**THE EXERCISE**
Please print exactly the lines below, from the start of the material up to and including the line with "(0,0) rectangle (918,412);", but none of the pictures.

+++

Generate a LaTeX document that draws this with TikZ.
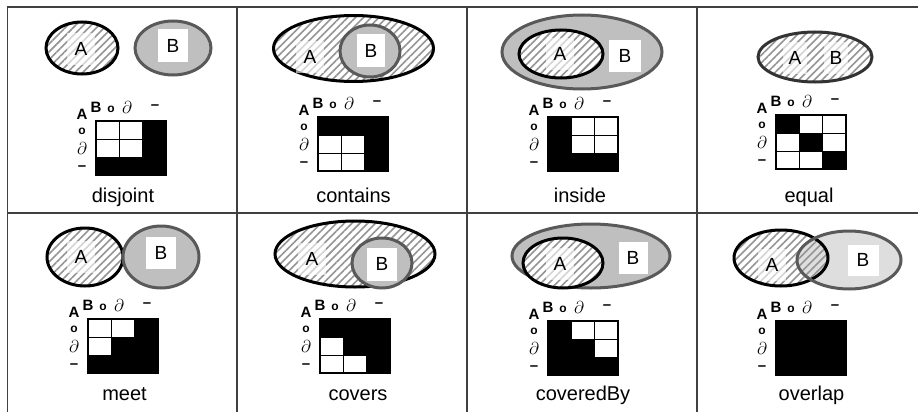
\documentclass[tikz,border=0pt]{standalone}
\usepackage{fontspec}
\setmainfont{Liberation Sans}
\usetikzlibrary{patterns.meta}

\tikzset{
  tableline/.style={line width=1.5pt, draw=black!75},
  bndA/.style={line width=3pt, draw=black},
  bndB/.style={line width=3pt, draw=black!65},
  hatch/.style={pattern={Lines[angle=45, distance=5.5pt, line width=1.6pt]}, pattern color=black!42},
  fillB/.style={fill=black!25},
  lblA/.style={fill=white, fill opacity=.6, text opacity=1, inner sep=0pt,
    minimum width=28pt, minimum height=32pt, font=\fontsize{19}{19}\selectfont},
  lblB/.style={fill=white, inner sep=0pt, minimum width=30pt, minimum height=33pt,
    font=\fontsize{19}{19}\selectfont},
  caption/.style={anchor=base, inner sep=0pt, font=\fontsize{20}{20}\selectfont},
  mlbl/.style={inner sep=0pt, text height=11.5pt, text depth=0pt,
    font=\bfseries\fontsize{15}{15}\selectfont},
  mlblo/.style={inner sep=0pt, text height=7pt, text depth=0pt,
    font=\bfseries\fontsize{12}{12}\selectfont},
  mlbld/.style={inner sep=0pt, text height=14pt, text depth=0.3pt,
    font=\fontsize{19}{19}\selectfont},
  mlblm/.style={inner sep=0pt, text height=6pt, text depth=0pt,
    font=\bfseries\fontsize{15}{15}\selectfont},
}

% 9-intersection matrix: name, top left x, top left y, black cells col/row
\newcommand{\ninecells}[4]{%
  \begin{scope}[shift={(#2,#3)}]
    \node[mlbl]  (#1-cB) at (0,-14) {B};
    \node[mlblo] (#1-co) at (15,-12) {o};
    \node[mlbld] (#1-cd) at (31,-14) {$\partial$};
    \node[mlblm] (#1-cm) at (59,-15) {–};
    \node[mlbl]  (#1-rA) at (-14,-7) {A};
    \node[mlblo] (#1-ro) at (-14,10) {o};
    \node[mlbld] (#1-rd) at (-14,27) {$\partial$};
    \node[mlblm] (#1-rm) at (-14,46) {–};
    \begin{scope}[x=23.33pt, y=-18pt]
      \foreach \c/\r in {#4} \fill (\c-1,\r-1) rectangle ++(1,1);
      \foreach \i in {1,2} {
        \draw[line width=1pt] (\i,0) -- (\i,3);
        \draw[line width=1pt] (0,\i) -- (3,\i);
      }
      \draw[line width=1.3pt] (0,0) rectangle (3,3);
    \end{scope}
  \end{scope}
}

\begin{document}
\begin{tikzpicture}[x=1pt, y=-1pt]
  \useasboundingbox (0,0) rectangle (918,412);

  % table
  \draw[tableline] (7.5,412) -- (7.5,7) -- (918,7);
  \draw[tableline] (7.5,213) -- (918,213);
  \foreach \x in {237,467,697} \draw[tableline] (\x,7) -- (\x,412);

  % disjoint
  \fill[white] (82,48) ellipse [x radius=36pt, y radius=26pt];
  \fill[hatch] (82,48) ellipse [x radius=36pt, y radius=26pt];
  \draw[bndA] (82,48) ellipse [x radius=36pt, y radius=26pt];
  \filldraw[fillB, bndB] (173,48) ellipse [x radius=38pt, y radius=27pt];
  \node[lblA] (disA) at (81,49) {A};
  \node[lblB] (disB) at (173,46) {B};
  \ninecells{dis}{96}{121}{3/1,3/2,1/3,2/3,3/3}
  \node[caption] (discap) at (123,202) {disjoint};

  % contains
  \fill[white] (353.5,48.5) ellipse [x radius=80pt, y radius=33pt];
  \fill[hatch] (353.5,48.5) ellipse [x radius=80pt, y radius=33pt];
  \draw[bndA] (353.5,48.5) ellipse [x radius=80pt, y radius=33pt];
  \filldraw[fillB, bndB] (370,51) ellipse [x radius=30pt, y radius=26pt];
  \node[lblA] (conA) at (310,57) {A};
  \node[lblB, minimum width=28pt] (conB) at (371,50.5) {B};
  \ninecells{con}{318}{117}{1/1,2/1,3/1,3/2,3/3}
  \node[caption] (concap) at (353.5,202) {contains};

  % inside
  \filldraw[fillB, bndB] (582,52) ellipse [x radius=80pt, y radius=37pt];
  \fill[white] (561,54) ellipse [x radius=42pt, y radius=24pt];
  \fill[hatch] (561,54) ellipse [x radius=42pt, y radius=24pt];
  \draw[bndA] (561,54) ellipse [x radius=42pt, y radius=24pt];
  \node[lblA] (insA) at (560,54) {A};
  \node[lblB, minimum width=32pt, minimum height=32pt] (insB) at (625,56) {B};
  \ninecells{ins}{548}{117}{1/1,1/2,1/3,2/3,3/3}
  \node[caption] (inscap) at (580,202) {inside};

  % equal
  \fill[white] (815,57) ellipse [x radius=57pt, y radius=25pt];
  \fill[hatch] (815,57) ellipse [x radius=57pt, y radius=25pt];
  \draw[line width=3pt, draw=black!80] (815,57) ellipse [x radius=57pt, y radius=25pt];
  \node[lblA, minimum width=24pt] (equA) at (795,58) {A};
  \node[lblA, minimum width=24pt] (equB) at (836,58) {B};
  \ninecells{equ}{776}{115}{1/1,2/2,3/3}
  \node[caption] (equcap) at (809,202) {equal};

  % meet
  \fill[white] (85,257) ellipse [x radius=38pt, y radius=29pt];
  \fill[hatch] (85,257) ellipse [x radius=38pt, y radius=29pt];
  \draw[bndA] (85,257) ellipse [x radius=38pt, y radius=29pt];
  \filldraw[fillB, bndB] (161,257) ellipse [x radius=38pt, y radius=31pt];
  \node[lblA] (meeA) at (81,257) {A};
  \node[lblB, minimum height=32pt] (meeB) at (161,253) {B};
  \ninecells{mee}{88}{319}{3/1,2/2,3/2,1/3,2/3,3/3}
  \node[caption] (meecap) at (124.5,400) {meet};

  % covers
  \fill[white] (355,254) ellipse [x radius=80pt, y radius=33pt];
  \fill[hatch] (355,254) ellipse [x radius=80pt, y radius=33pt];
  \draw[bndA] (355,254) ellipse [x radius=80pt, y radius=33pt];
  \filldraw[fillB, bndB] (382,263) ellipse [x radius=30pt, y radius=25pt];
  \node[lblA] (covA) at (312,259) {A};
  \node[lblB] (covB) at (382,264) {B};
  \ninecells{cov}{320}{319}{1/1,2/1,3/1,2/2,3/2,3/3}
  \node[caption] (covcap) at (358,400) {covers};

  % coveredBy
  \filldraw[fillB, bndB] (591,256) ellipse [x radius=79pt, y radius=32pt];
  \fill[white] (563,263) ellipse [x radius=40pt, y radius=25pt];
  \fill[hatch] (563,263) ellipse [x radius=40pt, y radius=25pt];
  \draw[bndA] (563,263) ellipse [x radius=40pt, y radius=25pt];
  \node[lblA] (cbyA) at (560,264) {A};
  \node[lblB, minimum width=29pt, minimum height=32pt] (cbyB) at (633,258) {B};
  \ninecells{cby}{548}{321}{1/1,1/2,2/2,1/3,2/3,3/3}
  \node[caption] (cbycap) at (583,400) {coveredBy};

  % overlap
  \fill[white] (781,258) ellipse [x radius=47pt, y radius=28pt];
  \fill[black!13] (849,260) ellipse [x radius=52pt, y radius=29pt];
  \fill[hatch] (781,258) ellipse [x radius=47pt, y radius=28pt];
  \draw[bndA] (781,258) ellipse [x radius=47pt, y radius=28pt];
  \draw[bndB] (849,260) ellipse [x radius=52pt, y radius=29pt];
  \node[lblA] (ovlA) at (772,265) {A};
  \node[lblB, minimum width=31pt, minimum height=31pt] (ovlB) at (863,260) {B};
  \ninecells{ovl}{776}{321}{1/1,2/1,3/1,1/2,2/2,3/2,1/3,2/3,3/3}
  \node[caption] (ovlcap) at (811.5,400) {overlap};
\end{tikzpicture}
\end{document}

+++

**RESULT OF THIS EXERCISE**
Generate a LaTeX document that draws this with TikZ.
\documentclass[tikz,border=0pt]{standalone}
\usepackage{fontspec}
\setmainfont{Liberation Sans}
\usetikzlibrary{patterns.meta}

\tikzset{
  tableline/.style={line width=1.5pt, draw=black!75},
  bndA/.style={line width=3pt, draw=black},
  bndB/.style={line width=3pt, draw=black!65},
  hatch/.style={pattern={Lines[angle=45, distance=5.5pt, line width=1.6pt]}, pattern color=black!42},
  fillB/.style={fill=black!25},
  lblA/.style={fill=white, fill opacity=.6, text opacity=1, inner sep=0pt,
    minimum width=28pt, minimum height=32pt, font=\fontsize{19}{19}\selectfont},
  lblB/.style={fill=white, inner sep=0pt, minimum width=30pt, minimum height=33pt,
    font=\fontsize{19}{19}\selectfont},
  caption/.style={anchor=base, inner sep=0pt, font=\fontsize{20}{20}\selectfont},
  mlbl/.style={inner sep=0pt, text height=11.5pt, text depth=0pt,
    font=\bfseries\fontsize{15}{15}\selectfont},
  mlblo/.style={inner sep=0pt, text height=7pt, text depth=0pt,
    font=\bfseries\fontsize{12}{12}\selectfont},
  mlbld/.style={inner sep=0pt, text height=14pt, text depth=0.3pt,
    font=\fontsize{19}{19}\selectfont},
  mlblm/.style={inner sep=0pt, text height=6pt, text depth=0pt,
    font=\bfseries\fontsize{15}{15}\selectfont},
}

% 9-intersection matrix: name, top left x, top left y, black cells col/row
\newcommand{\ninecells}[4]{%
  \begin{scope}[shift={(#2,#3)}]
    \node[mlbl]  (#1-cB) at (0,-14) {B};
    \node[mlblo] (#1-co) at (15,-12) {o};
    \node[mlbld] (#1-cd) at (31,-14) {$\partial$};
    \node[mlblm] (#1-cm) at (59,-15) {–};
    \node[mlbl]  (#1-rA) at (-14,-7) {A};
    \node[mlblo] (#1-ro) at (-14,10) {o};
    \node[mlbld] (#1-rd) at (-14,27) {$\partial$};
    \node[mlblm] (#1-rm) at (-14,46) {–};
    \begin{scope}[x=23.33pt, y=-18pt]
      \foreach \c/\r in {#4} \fill (\c-1,\r-1) rectangle ++(1,1);
      \foreach \i in {1,2} {
        \draw[line width=1pt] (\i,0) -- (\i,3);
        \draw[line width=1pt] (0,\i) -- (3,\i);
      }
      \draw[line width=1.3pt] (0,0) rectangle (3,3);
    \end{scope}
  \end{scope}
}

\begin{document}
\begin{tikzpicture}[x=1pt, y=-1pt]
  \useasboundingbox (0,0) rectangle (918,412);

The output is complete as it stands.